What consequences shall be attached to the government's failure to comply? rule 32C provides a considerable choice. I think the order should not be coercive, but, as carefully as possible, do no more than remove the inequality which the refusal has created. That, I think, will be accomplished by an order prohibiting the government from introducing evidence relating to the issue of the side of the channel on which the collision occurred, unless within twenty days it complies with the previous order of the district court. If I have miscalculated and the relief appears either excessive or inadequate, I shall hear counsel on the settlement of the order on five days' notice.

NOTES

[1] Since the motion is founded on all the "proceedings heretofore had herein" I take it that libellant does not ask for production of findings or opinions of the Board of Inquiry. Bank Line v. United States, 2 Cir., 1947, 163 F.2d 133, 136.

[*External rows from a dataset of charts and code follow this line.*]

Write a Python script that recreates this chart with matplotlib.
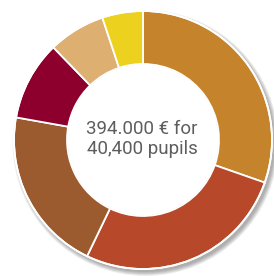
import numpy as np
import matplotlib
matplotlib.use('Agg')
import matplotlib.pyplot as plt
from matplotlib.patches import Circle

# spending shares (thousand euros), clockwise from the top
labels = ['A', 'B', 'C', 'D', 'E', 'F']
values = [119, 105, 81, 39, 28, 20]
colors = ['#C5832B', '#B8482A', '#9B5B2E', '#8D002E', '#DDB072', '#EDD11F']
center_text = '394.000 € for\n40,400 pupils'

fig = plt.figure(figsize=(2.74, 2.76), dpi=100)
ax = fig.add_axes([0, 0, 1, 1])

cx, cy, r = 143, 136, 129
hole = 76

# soft shadow to the lower right
for i in range(6):
    ax.add_patch(Circle((cx + 2.5, cy - 3), r + 4 - i * 0.8, color='#000000',
                        alpha=0.06, lw=0, zorder=0))

ax.pie(values, colors=colors, startangle=90, counterclock=False,
       center=(cx, cy), radius=r, frame=True,
       wedgeprops=dict(width=r - hole, edgecolor='white', linewidth=1.3))
ax.add_patch(Circle((cx, cy), r, fill=False, ec='white', lw=1.3, zorder=5))
ax.add_patch(Circle((cx, cy), hole - 0.5, color='white', lw=0, zorder=4))

ax.set_xlim(0, 274)
ax.set_ylim(0, 276)
ax.set_aspect('equal')
ax.axis('off')

ax.text(cx - 1, cy + 1, center_text, ha='center', va='center', fontsize=13.5,
        color='#5e5e5e', linespacing=1.1, zorder=6,
        family=['Roboto', 'DejaVu Sans'])

plt.savefig('out.png', dpi=100)
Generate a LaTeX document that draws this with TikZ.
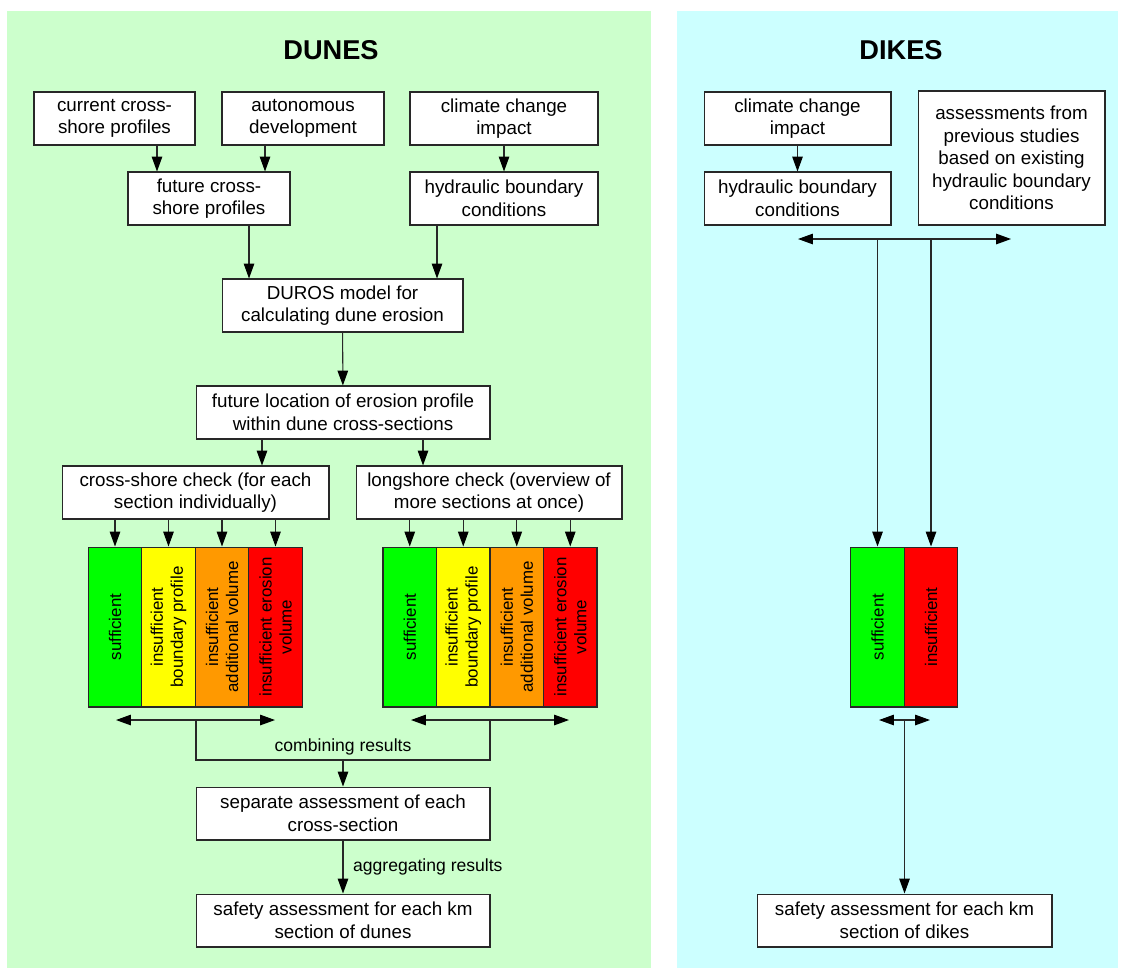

[2] In that case the Circuit Court denied the petition of the United States for a writ of prohibition and/or mandamus to restrain the enforcement of the order. The Court there suggested, by way of obiter, certain statutes, decisions, regulations and opinions "for consideration of the District Court in connection with any application which may be made for enforcement of its orders to produce the record of the testimony taken before the Board of Inquiry." In accordance with this suggestion, I shall reconsider the bases upon which the original order rests.

[3] The refusal is based upon the authority of Article C-15 of the Navy Department Courts and Boards, 34 Code of Fed. Reg., Section 12.15, promulgated pursuant to 5 U.S.C.A. § 22.

[4] Boske v. Comingore, 1900, 177 U.S. 459, 20 S.Ct. 701, 44 L.Ed. 846, and Ex parte Sackett, 9 Cir., 1935, 74 F.2d 922, are cited most frequently for the proposition that assertion of executive privilege must be sustained by the courts. Both involved litigation in which the United States was not a party. Writs of habeas corpus were granted in both cases, releasing the federal agent from incarceration on contempt charges for refusal to testify. To the same effect are In re Huttman, D. C., D. Kan., 1895, 70 F. 699; In re Weeks, D. C., Vt. 1897, 82 F. 729; In re Lamberton, D.C., S.D., Ark. 1903, 124 F. 446; Stegall v. Thurman, D.C., N. D. Ga., 1910, 175 F. 813. The rationale of these decisions has been subjected to vigorous criticism in 8 Wigmore, Evidence, § 2378a, p. 795.

[5] See President Jefferson's letter quoted in 8 Wigmore, Evidence, page 799.

[6] See also United States v. Beekman, 2 Cir., 1946, 155 F.2d 580; United States v. Andolschek, 2 Cir., 1944, 142 F.2d 503.

[7] See Cooper's Equity, 1809, 22, 23.

[8] The Wright, (The Papoose), D.C., E.D.N.Y., 1932, 2 F.Supp. 43, 45, denied discovery, but not on the basis of privilege. A motion for an order directing the United States to make discovery of certain evidence taken before a Naval Board of Inquiry was denied because of the expense involved, the fact that the Inquiry formed "no part of the documents in this suit," and that no adequate showing was made in the affidavits to warrant such a broad right of discovery. The reasoning of this case does not control, since the Circuit Court in its denial of the motion for a writ of prohibition in the instant litigation explicitly stated that the information sought would have to be produced by the government if it were a private party.

[9] Walling v. Richmond Screw Anchor Co., D.C., E.D.N.Y., 1943, 4 F.R.D. 265; Bowles v. Ackerman, D.C., S.D.N.Y., 1945, 4 F.R.D. 260; Fleming v. Bernardi, D.C., N.D. Ohio 1941, 4 F.R.D. 270; Brewer v. Hassett, Collector, D.C., D. Mass., 1942, 2 F.R.D. 222.

[10] "§ 785. Suits by nationals of foreign governments.

"No suit may be brought under this chapter by a national of any foreign government unless it shall appear to the satisfaction of the court in which suit is brought that said government, under similar circumstances, allows nationals of the United States to sue in its courts."

[11] See Pike and Fischer, Discovery Against Federal Administrative Agencies, 1943, 56 Harvard Law Rev., 1125, 1129; 2 Moore's Federal Practice, § 34.05, n. 1; 8 Wigmore Evidence, §§ 2378a and 2379.